Pourquoi est-ce au Québec que La voix fonctionne le mieux ? “On a une culture très ‘glocale’ : on veut s’inscrire dans une perspective mondialisée, mais on reste très attachés à notre culture locale, avance Pierre Barrette. La voix permet une bonne adaptation, même si l’émission répond à un cahier de charges qui est le même partout. On peut très bien regarder La voix et avoir l’impression que c’est une émission québécoise. On a un produit mondialisé, en même temps local. Au Québec, c’est en général une recette gagnante.” 

La formule magique de La voix, “ce n’est pas un secret si bien gardé, dit Selma El Hafi. Il suffit de l’analyser pour comprendre”. Dimanche, elle compte bien être devant La voix avec ses deux enfants de 6 ans et 11 ans. C’est ce qu’on appelle ne pas bouder son plaisir, même quand on sait qu’il est construit.

La voix décortiquée en six temps

PHOTO TIRÉE DU FACEBOOK DE LA VOIX

Pierre Lapointe, Cœur de Pirate et Garou sont parmi les coachs de La Voix cette année. On les voit ici en compagnie de Julie Bélanger et José Gaudet à l’émission Ça finit bien la semaine.

Dispositif complexe 

Bien que TVA décrive La voix comme un simple “concours de chant”, l’émission repose sur un dispositif spatial et temporel complexe, note Selma El Hafi. Différents lieux sont exploités (scène, arrière-scène, etc.), au fil de cinq blocs distincts (auditions à l’aveugle, duels, chants de bataille, directs et finale). La “mise en avant des coulisses, des membres de l’entourage des candidats, de témoignages en aparté et le dévoilement de l’appareillage technique (tels que caméras et projecteurs)” favorisent l’effet de réel, observe-t-elle. Ce réel devient peu à peu spectaculaire, un mélange des genres qui renouvelle le concours d’amateurs.

Démocratisation de la star 

Tout le monde ou presque peut rêver d’être “la nouvelle grande voix du Québec”. TVA reçoit les candidats “de 15 à 115 ans” au fil de cinq semaines d’auditions en ondes, au terme desquelles 48 chanteurs et chanteuses sont sélectionnés uniquement grâce à leur voix. “On peut être star sans être un mannequin de 1,90 m ou un symbole de beauté, souligne Selma El Hafi.
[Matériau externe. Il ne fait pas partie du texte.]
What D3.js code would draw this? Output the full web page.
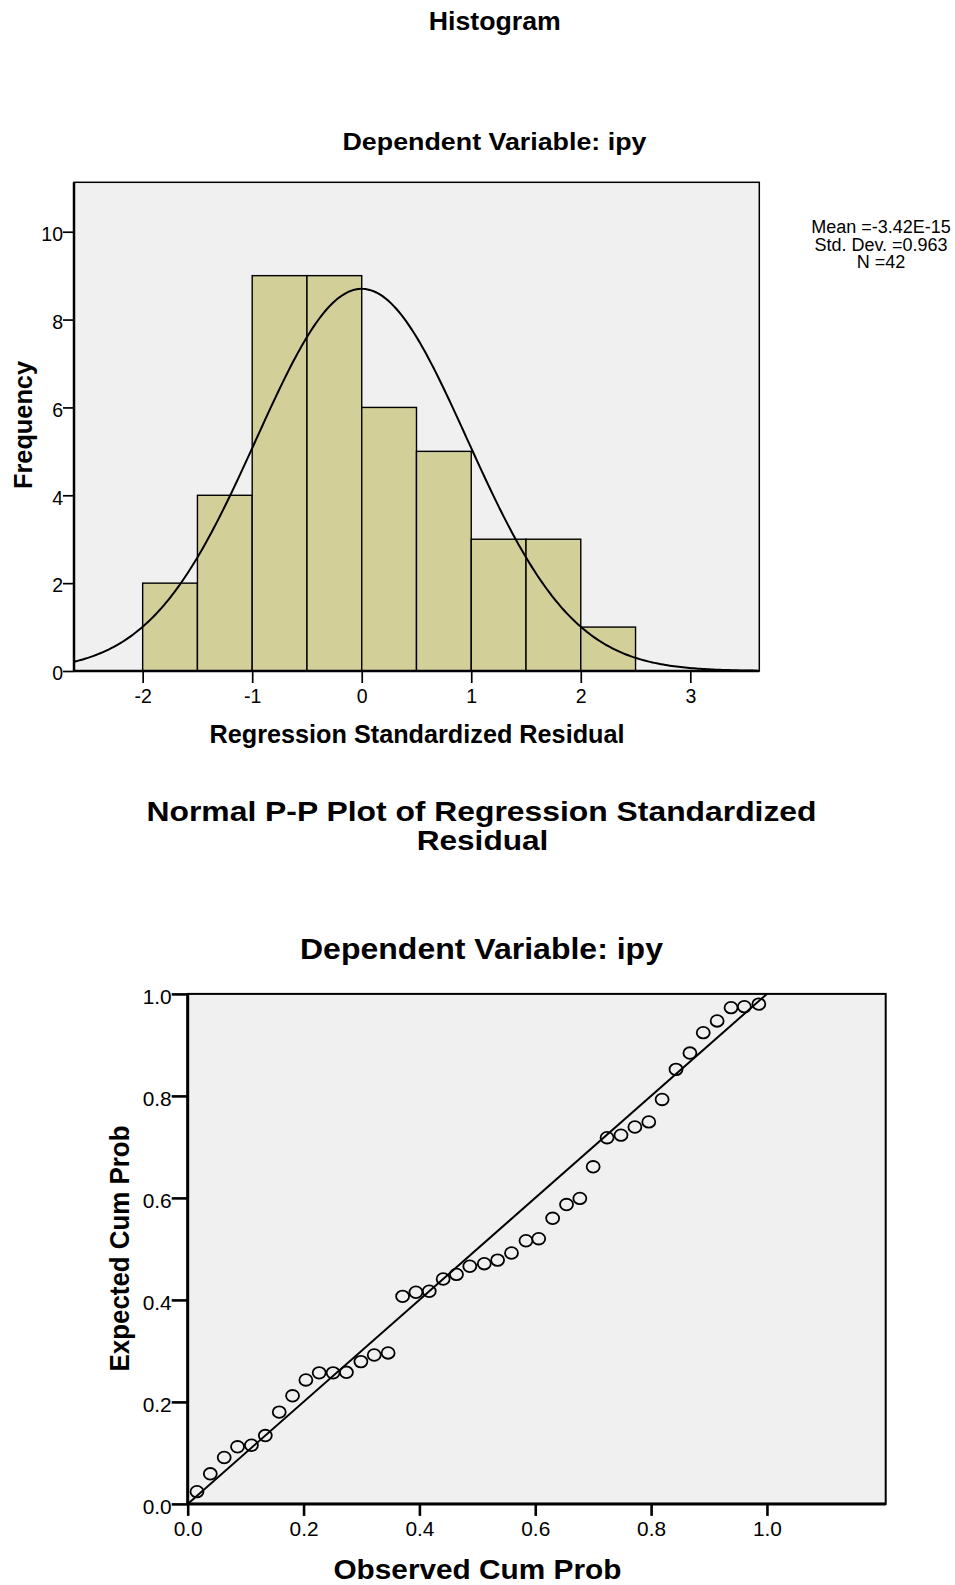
<!DOCTYPE html>
<html>
<head>
<meta charset="utf-8">
<script src="https://cdn.jsdelivr.net/npm/d3@7"></script>
<style>
  body { margin: 0; background: #fff; }
  svg { display: block; font-family: "Liberation Sans", Arial, sans-serif; }
</style>
</head>
<body>
<svg id="chart" width="955" height="1585"></svg>
<script>
// histogram data
const binStart = [-2, -1.5, -1, -0.5, 0, 0.5, 1, 1.5, 2];
const binCounts = [2, 4, 9, 9, 6, 5, 3, 3, 1];
const binWidth = 0.5;
const histXTicks = [-2, -1, 0, 1, 2, 3];
const histYTicks = [0, 2, 4, 6, 8, 10];
const statMean = -3.42e-15, statSd = 0.963, statN = 42;
const statLines = ['Mean =-3.42E-15', 'Std. Dev. =0.963', 'N =42'];

// p-p plot data
const observedCumProb = [0.016, 0.039, 0.063, 0.086, 0.110, 0.134, 0.158, 0.181, 0.204, 0.227,
  0.251, 0.274, 0.299, 0.322, 0.346, 0.371, 0.394, 0.417, 0.441, 0.464,
  0.487, 0.512, 0.535, 0.559, 0.584, 0.606, 0.630, 0.654, 0.677, 0.700,
  0.724, 0.748, 0.772, 0.796, 0.819, 0.843, 0.867, 0.890, 0.914, 0.938,
  0.961, 0.986];
const expectedCumProb = [0.024, 0.059, 0.091, 0.112, 0.115, 0.134, 0.180, 0.212, 0.243, 0.257,
  0.257, 0.258, 0.279, 0.292, 0.296, 0.407, 0.415, 0.417, 0.441, 0.450,
  0.466, 0.471, 0.478, 0.492, 0.516, 0.520, 0.560, 0.587, 0.599, 0.661,
  0.718, 0.723, 0.739, 0.749, 0.793, 0.852, 0.884, 0.924, 0.947, 0.973,
  0.975, 0.980];
const ppTicks = [0, 0.2, 0.4, 0.6, 0.8, 1.0];

const svg = d3.select('#chart');

// text helper; len stretches the text like the SPSS output
const label = (text, x, y, size, opts = {}) => {
  const t = svg.append('text')
    .attr('transform', `translate(${x},${y})` + (opts.rotate ? ` rotate(${opts.rotate})` : ''))
    .attr('text-anchor', opts.anchor || 'middle')
    .style('font-size', size + 'px')
    .style('font-weight', opts.bold ? 'bold' : 'normal')
    .style('fill', '#000')
    .text(text);
  if (opts.len) t.attr('textLength', opts.len).attr('lengthAdjust', 'spacingAndGlyphs');
  return t;
};

const styleAxis = (g, w, size) => {
  g.select('.domain').remove();
  g.selectAll('line').style('stroke', '#000').style('stroke-width', w);
  g.selectAll('text').style('font-size', size + 'px').style('fill', '#000')
    .style('font-family', '"Liberation Sans", Arial, sans-serif');
};

// ---------- histogram ----------
const hx = d3.scaleLinear().domain([-2.627, 3.63]).range([74, 759.3]);
const hy = d3.scaleLinear().domain([0, 11.125]).range([671, 182.3]);

label('Histogram', 494.8, 29.5, 25, { bold: true, len: 132 });
label('Dependent Variable: ipy', 494.5, 150, 24.5, { bold: true, len: 304 });

svg.append('rect')
  .attr('x', hx.range()[0]).attr('y', hy.range()[1])
  .attr('width', hx.range()[1] - hx.range()[0])
  .attr('height', hy.range()[0] - hy.range()[1])
  .style('fill', '#f0f0f0').style('stroke', '#000').style('stroke-width', 1.5);

svg.append('g').selectAll('rect')
  .data(binStart)
  .join('rect')
  .attr('x', d => hx(d))
  .attr('y', (d, i) => hy(binCounts[i]))
  .attr('width', d => hx(d + binWidth) - hx(d))
  .attr('height', (d, i) => hy(0) - hy(binCounts[i]))
  .style('fill', '#d3cf98')
  .style('stroke', '#000')
  .style('stroke-width', 1.4);

// normal curve from the reported stats
const curveXs = d3.range(hx.domain()[0], hx.domain()[1] + 0.001, 0.02);
const dens = x => statN * binWidth / (statSd * Math.sqrt(2 * Math.PI)) *
  Math.exp(-0.5 * Math.pow((x - statMean) / statSd, 2));
svg.append('path')
  .datum(curveXs)
  .attr('d', d3.line().x(d => hx(d)).y(d => hy(dens(d))))
  .style('fill', 'none').style('stroke', '#000').style('stroke-width', 2);

svg.append('line')
  .attr('x1', hx.range()[0]).attr('x2', hx.range()[0])
  .attr('y1', hy.range()[1]).attr('y2', hy.range()[0])
  .style('stroke', '#000').style('stroke-width', 2.5);
svg.append('line')
  .attr('x1', hx.range()[0]).attr('x2', hx.range()[1])
  .attr('y1', hy.range()[0]).attr('y2', hy.range()[0])
  .style('stroke', '#000').style('stroke-width', 2.5);

svg.append('g')
  .attr('transform', `translate(${hx.range()[0]},0)`)
  .call(d3.axisLeft(hy).tickValues(histYTicks).tickFormat(d => String(d)).tickSize(11).tickPadding(0))
  .call(g => styleAxis(g, 1.7, 19.5))
  .call(g => g.selectAll('text').attr('dy', '0.45em'));

svg.append('g')
  .attr('transform', `translate(0,${hy.range()[0]})`)
  .call(d3.axisBottom(hx).tickValues(histXTicks).tickFormat(d => String(d)).tickSize(12).tickPadding(6))
  .call(g => styleAxis(g, 1.7, 19.5));

label('Regression Standardized Residual', 417, 742.7, 25, { bold: true, len: 415 });
label('Frequency', 31.5, 425, 26, { bold: true, len: 128, rotate: -90 });

statLines.forEach((s, i) => label(s, 881, 233.3 + i * 17.5, 18));

// ---------- normal p-p plot ----------
const px = d3.scaleLinear().domain([0, 1.205]).range([187.7, 885.7]);
const py = d3.scaleLinear().domain([0, 1]).range([1503.9, 993.9]);

label('Normal P-P Plot of Regression Standardized', 481.5, 821, 28.5, { bold: true, len: 670 });
label('Residual', 482.5, 850, 28.5, { bold: true, len: 131.7 });
label('Dependent Variable: ipy', 481.5, 959, 29.5, { bold: true, len: 363 });

svg.append('rect')
  .attr('x', px.range()[0]).attr('y', py.range()[1])
  .attr('width', px.range()[1] - px.range()[0])
  .attr('height', py.range()[0] - py.range()[1])
  .style('fill', '#f0f0f0').style('stroke', '#000').style('stroke-width', 2);

svg.append('line')
  .attr('x1', px(0)).attr('y1', py(0))
  .attr('x2', px(1)).attr('y2', py(1))
  .style('stroke', '#000').style('stroke-width', 2);

svg.append('g').selectAll('ellipse')
  .data(observedCumProb)
  .join('ellipse')
  .attr('cx', d => px(d))
  .attr('cy', (d, i) => py(expectedCumProb[i]))
  .attr('rx', 6.5).attr('ry', 5.8)
  .style('fill', 'none').style('stroke', '#000').style('stroke-width', 1.8);

svg.append('line')
  .attr('x1', px.range()[0]).attr('x2', px.range()[0])
  .attr('y1', py.range()[1]).attr('y2', py.range()[0])
  .style('stroke', '#000').style('stroke-width', 3);
svg.append('line')
  .attr('x1', px.range()[0]).attr('x2', px.range()[1])
  .attr('y1', py.range()[0]).attr('y2', py.range()[0])
  .style('stroke', '#000').style('stroke-width', 3);

svg.append('g')
  .attr('transform', `translate(${px.range()[0]},0)`)
  .call(d3.axisLeft(py).tickValues(ppTicks).tickFormat(d3.format('.1f')).tickSize(16).tickPadding(0))
  .call(g => styleAxis(g, 2.6, 19.5))
  .call(g => g.selectAll('text').attr('dy', '0.5em').attr('textLength', 29).attr('lengthAdjust', 'spacingAndGlyphs'));

svg.append('g')
  .attr('transform', `translate(0,${py.range()[0]})`)
  .call(d3.axisBottom(px).tickValues(ppTicks).tickFormat(d3.format('.1f')).tickSize(12).tickPadding(6))
  .call(g => styleAxis(g, 2.6, 19.5))
  .call(g => g.selectAll('text').attr('textLength', 29).attr('lengthAdjust', 'spacingAndGlyphs'));

label('Expected Cum Prob', 129.3, 1248.5, 28.5, { bold: true, len: 246, rotate: -90 });
label('Observed Cum Prob', 477.4, 1579.4, 28.5, { bold: true, len: 288 });
</script>
</body>
</html>
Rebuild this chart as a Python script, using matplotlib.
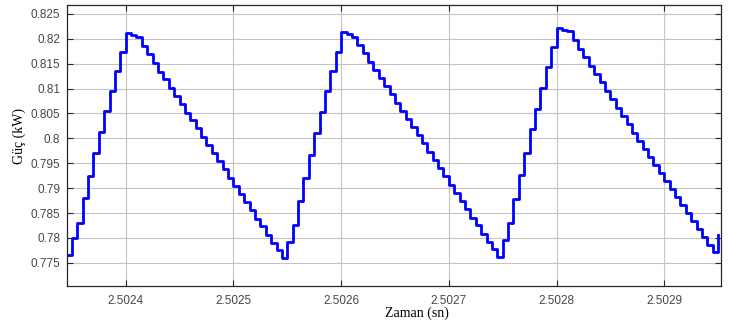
import numpy as np
import matplotlib
matplotlib.use("Agg")
import matplotlib.pyplot as plt

# zaman: 5 mikrosaniye adimla ornekler, 2.50234 sn'den baslar
t0 = 2.50234
dt = 5e-6

# guc degerleri (kW)
rise1 = [0.7782, 0.7766, 0.7799, 0.7830, 0.7880, 0.7925, 0.7971, 0.8013,
         0.8055, 0.8096, 0.8135, 0.8174, 0.8211]
fall1 = [0.8208, 0.8204, 0.8186, 0.8169, 0.8151, 0.8134, 0.8119, 0.8102,
         0.8085, 0.8069, 0.8052, 0.8036, 0.8020, 0.8003, 0.7987, 0.7970,
         0.7954, 0.7938, 0.7921, 0.7905, 0.7888, 0.7872, 0.7856, 0.7839,
         0.7823, 0.7806, 0.7790, 0.7776, 0.7759]
rise2 = [0.7792, 0.7826, 0.7875, 0.7921, 0.7967, 0.8011, 0.8054, 0.8096,
         0.8135, 0.8174, 0.8213]
fall2 = [0.8209, 0.8204, 0.8188, 0.8171, 0.8154, 0.8137, 0.8122, 0.8105,
         0.8089, 0.8072, 0.8056, 0.8039, 0.8023, 0.8006, 0.7990, 0.7973,
         0.7957, 0.7940, 0.7924, 0.7907, 0.7891, 0.7874, 0.7858, 0.7841,
         0.7825, 0.7808, 0.7792, 0.7777, 0.7762]
rise3 = [0.7796, 0.7830, 0.7878, 0.7926, 0.7971, 0.8018, 0.8060, 0.8102,
         0.8143, 0.8183, 0.8221]
fall3 = [0.8218, 0.8216, 0.8198, 0.8180, 0.8163, 0.8145, 0.8129, 0.8113,
         0.8096, 0.8079, 0.8062, 0.8045, 0.8028, 0.8011, 0.7995, 0.7978,
         0.7963, 0.7947, 0.7931, 0.7915, 0.7899, 0.7883, 0.7867, 0.7850,
         0.7834, 0.7818, 0.7802, 0.7786, 0.7771, 0.7806]

power = np.array(rise1 + fall1 + rise2 + fall2 + rise3 + fall3)
time = t0 + dt * np.arange(len(power))

xticks = [2.5024, 2.5025, 2.5026, 2.5027, 2.5028, 2.5029]
yticks = [0.775, 0.78, 0.785, 0.79, 0.795, 0.8, 0.805, 0.81, 0.815, 0.82, 0.825]

fig = plt.figure(figsize=(7.38, 3.22), dpi=100)
ax = fig.add_axes([0.0908, 0.1127, 0.8862, 0.8718])

ax.plot(time, power, color="#0000ff", linewidth=2.0, drawstyle="steps-post")

ax.set_xlim(2.5023455, 2.5029527)
ax.set_ylim(0.7704, 0.8268)
ax.set_xticks(xticks)
ax.set_xticklabels([f"{v:.4f}" for v in xticks])
ax.set_yticks(yticks)
ax.set_yticklabels([f"{v:g}" for v in yticks])

ax.grid(True, color="#c4c4c4", linewidth=0.8)
ax.set_axisbelow(True)
ax.tick_params(direction="in", length=4, width=0.8, top=True, right=True,
               labelsize=8.5, colors="#262626")
ax.tick_params(axis="x", pad=7)
ax.tick_params(axis="y", pad=5)
for lab in ax.get_xticklabels() + ax.get_yticklabels():
    lab.set_family("Liberation Sans")
    lab.set_color("#474747")
for s in ax.spines.values():
    s.set_color("#262626")
    s.set_linewidth(0.9)

ax.set_xlabel("Zaman (sn)", family="Liberation Serif", fontsize=10)
ax.set_ylabel("Güç (kW)", family="Liberation Serif", fontsize=10)
ax.xaxis.set_label_coords(0.535, -0.074)
ax.yaxis.set_label_coords(-0.062, 0.535)

fig.savefig("out.png", dpi=100)
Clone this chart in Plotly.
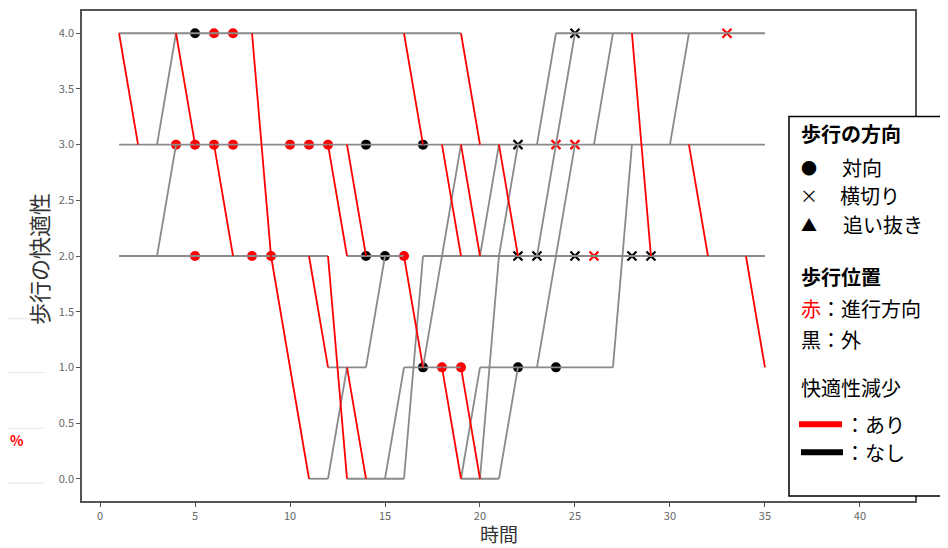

Ça donne au public un sentiment de démocratisation de la starification.”

Importantes auditions 

“Les auditions à l’aveugle, c’est le moment le plus crucial, parce qu’on pose les bases de l’émission”, dit Selma El Hafi. Dès le départ, La voix promet d’offrir à la fois du divertissement, de l’authenticité et du spectacle. Le public s’engage en retour à être au rendez-vous – l’émission du dimanche attire régulièrement plus de 2 millions de téléspectateurs. Durant les auditions (les cinq premières semaines), le montage et le jeu de caméras sont ultra-élaborés. Le rythme est saccadé. Cela “procure aux téléspectateurs le sentiment de ne rien rater et d’entrer dans la sphère privée des candidats et des coachs”, précise le mémoire. Ici, la transparence est fabriquée.

Passage guerrier 

Les émissions suivantes portent des noms guerriers : les duels (de la sixième à la huitième semaine) et les “chants” de bataille (neuvième). Au cours des duels, le décor devient un ring de boxe. Tels des “gladiateurs face à une foule en liesse”, note Selma El Hafi, deux candidats se livrent à un combat vocal dont un seul sort vainqueur. Lors des “chants” de bataille, ce sont trois chanteurs par équipe qui se disputent une ultime place parmi les stars. “Il y a toujours une comparaison entre les candidats, ce qui met le public en confiance et lui donne envie de prendre position”, fait valoir Selma El Hafi.

Éclosion progressive 

C’est graduellement qu’on devient une vedette à La voix. Au départ, l’accent est mis sur le lieu de résidence des candidats, leur enfance et leur famille, pour favoriser “l’identification et l’attachement du public”, observe Selma El Hafi. Après une performance, chaque retour aux coulisses rappelle qu’on a affaire à des gens ordinaires. C’est à partir des émissions en direct que les candidats se métamorphosent en talents reconnus – après tout, ils participeront à l’album et à la tournée post-La voix.

Magie du direct 

La voix est ensuite présentée en direct des semaines 10 à 13. “Le direct, c’est hyper rentable parce que les gens ne sautent pas les publicités, indique Selma El Hafi. Ça permet de faire d’une pierre deux coups, parce que le public peut participer pour vrai et il a un grand sentiment d’authenticité. Par contre, c’est cher et au niveau technique, c’est moins facile.” La scénarisation complexe de La voix cède alors la place au spectacle. Les candidats sont dorénavant appelés artistes, les coachs deviennent des accompagnateurs. Le pouvoir est entre les mains du public. La finale est l’apothéose qui confirme le statut de nouvelle star des gagnants.